All these changes challenge the dominant white cultural assumptions. They shake people up and cause an anxious response to these troubled times.  Rather than joining with others who are hurting the tendency for some is to blame others.  As you are aware, the Tea Party has convinced people who have no health insurance themselves that they do not want it, because any kind of universal health care would pay for others, as well.  The romanticized wish to return to a time of low taxes and small government is just that – a romantic ideal that never really existed.  In truth, in the 1950’s the tax rates were much higher, and blacks and other people of color lived in a desperate, segregated apartheid. The American dream was simply not available to them.  The Civil Rights movement of the 1960’s began changing this divided and unequal society. Tim Wise explains this better than I can, so I’m recommending you listen to his talk in the recorded sessions from GA at UUA.org.

 

With the Civil Rights movement’s effort to integrate public life, our government and our taxes help all people. There is a somewhat more equitable distribution of help. This is the threat that the Tea Party leverages. They try to disempower, shrink, dismantle, discredit the public sphere. They say what is public, available to all, is wrong because it is inherently redistributive because it takes ‘my’ money and gives it to ‘them.’

 

The response to an ethic which is ripping us apart like this is to stand together, provide grace for one another. The divide and conquer strategy which is tearing down our civilization, the one we have built with our own hands and money is destroying all of us – ‘us and them’ – whomever “they” may be!

 

Tim Wise said the solution is simple.  It is solidarity, unity – instead of ‘I’, ‘We’.  Standing together, we have each other’s backs.  “You will come through your travails as have millions of others before you.”  These tough times affect so many people of every kind.  All of us deserve grace.
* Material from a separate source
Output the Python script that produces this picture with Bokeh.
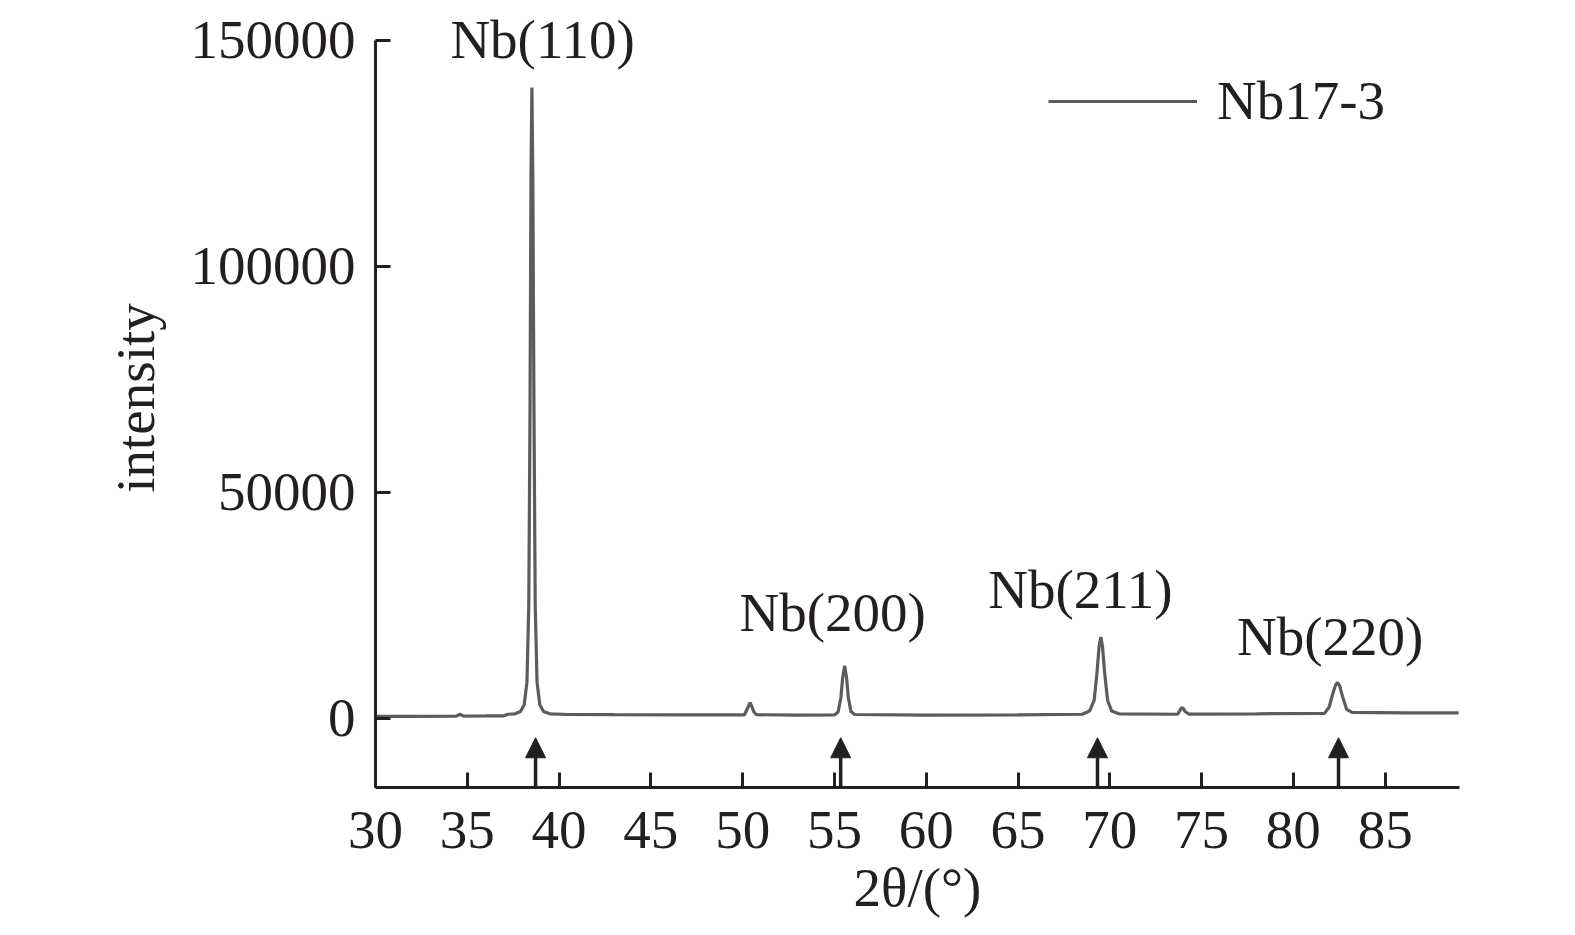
from bokeh.plotting import figure
from bokeh.models import (Range1d, FixedTicker, NumeralTickFormatter, Legend,
                          LegendItem, Arrow, NormalHead, Label)
from bokeh.embed import file_html
from bokeh.resources import INLINE

# ---- data ----
two_theta = [30.0, 32.0, 34.4, 34.6, 34.8, 36.0, 37.0, 37.2, 37.6, 37.9, 38.1,
             38.25, 38.35, 38.42, 38.47, 38.52, 38.57, 38.63, 38.7, 38.8, 38.95,
             39.15, 39.5, 40.5, 43.0, 47.0, 50.1, 50.3, 50.4, 50.5, 50.6, 50.75,
             53.0, 55.0, 55.2, 55.35, 55.45, 55.56, 55.66, 55.76, 55.9, 56.1,
             60.0, 65.0, 68.5, 68.9, 69.15, 69.3, 69.42, 69.51, 69.6, 69.72,
             69.88, 70.1, 70.5, 73.7, 73.9, 74.0, 74.1, 74.3, 78.0, 81.7, 81.95,
             82.15, 82.3, 82.41, 82.52, 82.68, 82.9, 83.2, 86.0, 89.0]
intensity = [420, 450, 480, 900, 500, 520, 560, 900, 1000, 1500, 3000,
             8000, 25000, 70000, 120000, 139500, 120000, 70000, 25000, 8000, 3000,
             1500, 1000, 850, 800, 750, 780, 2500, 3500, 2600, 1500, 800,
             700, 750, 1400, 4500, 9000, 11600, 9000, 4500, 1500, 850,
             700, 750, 900, 1600, 4000, 10000, 16000, 18000, 16000, 10000,
             4000, 1600, 1000, 900, 2300, 2200, 1500, 950, 1000, 1100, 2500,
             5500, 7400, 7900, 7200, 4800, 2000, 1300, 1200, 1200]

peak_labels = ["Nb(110)", "Nb(200)", "Nb(211)", "Nb(220)"]
label_x = [39.1, 54.9, 68.4, 82.0]
label_y = [150200, 23400, 28500, 18100]

ref_positions = [38.72, 55.34, 69.33, 82.46]   # standard Nb lines (arrows)

x_ticks = [30, 35, 40, 45, 50, 55, 60, 65, 70, 75, 80, 85]
y_ticks = [0, 50000, 100000, 150000]

series_name = "Nb17-3"

# ---- styling ----
FONT = "Liberation Serif"
FS = "55px"
INK = "#231f20"
TRACE = "#5c5c5c"
Y0, Y_AXIS_TOP, Y1 = -15300, 150000, 157000

p = figure(width=1567, height=927, output_backend="svg", toolbar_location=None,
           x_range=Range1d(30, 89.05), y_range=Range1d(Y0, Y1),
           min_border_left=375, min_border_top=8, min_border_right=108,
           min_border_bottom=140)
p.outline_line_color = None
p.grid.visible = False
p.background_fill_color = "white"
p.border_fill_color = "white"

r = p.line(two_theta, intensity, line_color=TRACE, line_width=3.2)

for ax in (p.xaxis[0], p.yaxis[0]):
    ax.axis_line_color = INK
    ax.axis_line_width = 3
    ax.major_tick_line_color = INK
    ax.major_tick_line_width = 3
    ax.major_tick_in = 15
    ax.major_tick_out = 0
    ax.minor_tick_line_color = None
    ax.major_label_text_font = FONT
    ax.major_label_text_font_size = FS
    ax.major_label_text_color = INK
    ax.axis_label_text_font = FONT
    ax.axis_label_text_font_size = FS
    ax.axis_label_text_color = INK
    ax.axis_label_text_font_style = "normal"

p.xaxis[0].ticker = FixedTicker(ticks=x_ticks)
p.yaxis[0].ticker = FixedTicker(ticks=y_ticks)
p.yaxis[0].bounds = (Y0, Y_AXIS_TOP)
p.yaxis[0].formatter = NumeralTickFormatter(format="0")
p.xaxis[0].axis_label = "2θ/(°)"
p.yaxis[0].axis_label = "intensity"
p.xaxis[0].major_label_standoff = 24
p.xaxis[0].axis_label_standoff = 6
p.yaxis[0].major_label_standoff = 20
p.yaxis[0].axis_label_standoff = 22

for xa in ref_positions:
    p.add_layout(Arrow(x_start=xa, y_start=Y0, x_end=xa, y_end=-4300,
                       line_color=INK, line_width=3.5,
                       end=NormalHead(size=20, fill_color=INK, line_color=INK,
                                      line_width=1)))

for t, lx, ly in zip(peak_labels, label_x, label_y):
    p.add_layout(Label(x=lx, y=ly, text=t, text_font=FONT, text_font_size=FS,
                       text_color=INK, text_align="center",
                       text_baseline="middle"))

legend = Legend(items=[LegendItem(label=series_name, renderers=[r])],
                location=(673, 655), border_line_color=None,
                background_fill_alpha=0, glyph_width=149, glyph_height=30,
                label_standoff=20, padding=0, margin=0, spacing=0,
                label_text_font=FONT, label_text_font_size=FS,
                label_text_color=INK)
p.add_layout(legend, "center")

open("out.html", "w").write(file_html(p, INLINE))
Standing together, we, the United States may be great again, we may live up to our ideals of freedom and justice, equality, equity for all.

 

As James Baldwin said, “Life is not an academic matter.”  Because we are alive, we show up for each other.  Because we live and are held in a web of interdependence and relationship, we are the embodiment of grace to one another.  Grace doesn’t strike always from out the blue – we provide it for each other.

 

Our challenge is to make Monmouth County a fair and equitable place for all the people who live here.  Our Social Action Committee met Wednesday night, and they are doing so much on our behalf.  But they cannot do it alone.  Every one of us must put our shoulder to the wheel.  To calm the wild anxieties around us, we must offer healing and hope.  One of the ideas I heard Wednesday was to create a support group for folks facing unemployment. That would help ease the isolation and hopelessness so many of our members are facing right now.  We support the work of the UUA Advocacy and NJ Legislative Ministry so that laws can be changed to be fair for all. We feed the hungry and house the homeless because their needs must be met right now.  Economic justice is linked to our fears and anxieties about race, but it is much bigger than even that. Economic justice is for all. We can work on this.

 

Somehow, together, we, you and I right here in this room will be strong enough to get through this troubled, stormy passage. It is true that anxious people do not always think very clearly! We must work on being less anxious, less isolated. The box has been opened and we cannot ever go back to an imaginary innocence.  Instead calm, engaged, curious still, rather than agitated and angry, we can be a blessing to the world. We can be grace-filled agents of justice and freedom in full measure for all the earth and her people. My friends, there is enough grace to go around. I do pray it may be so. Amen.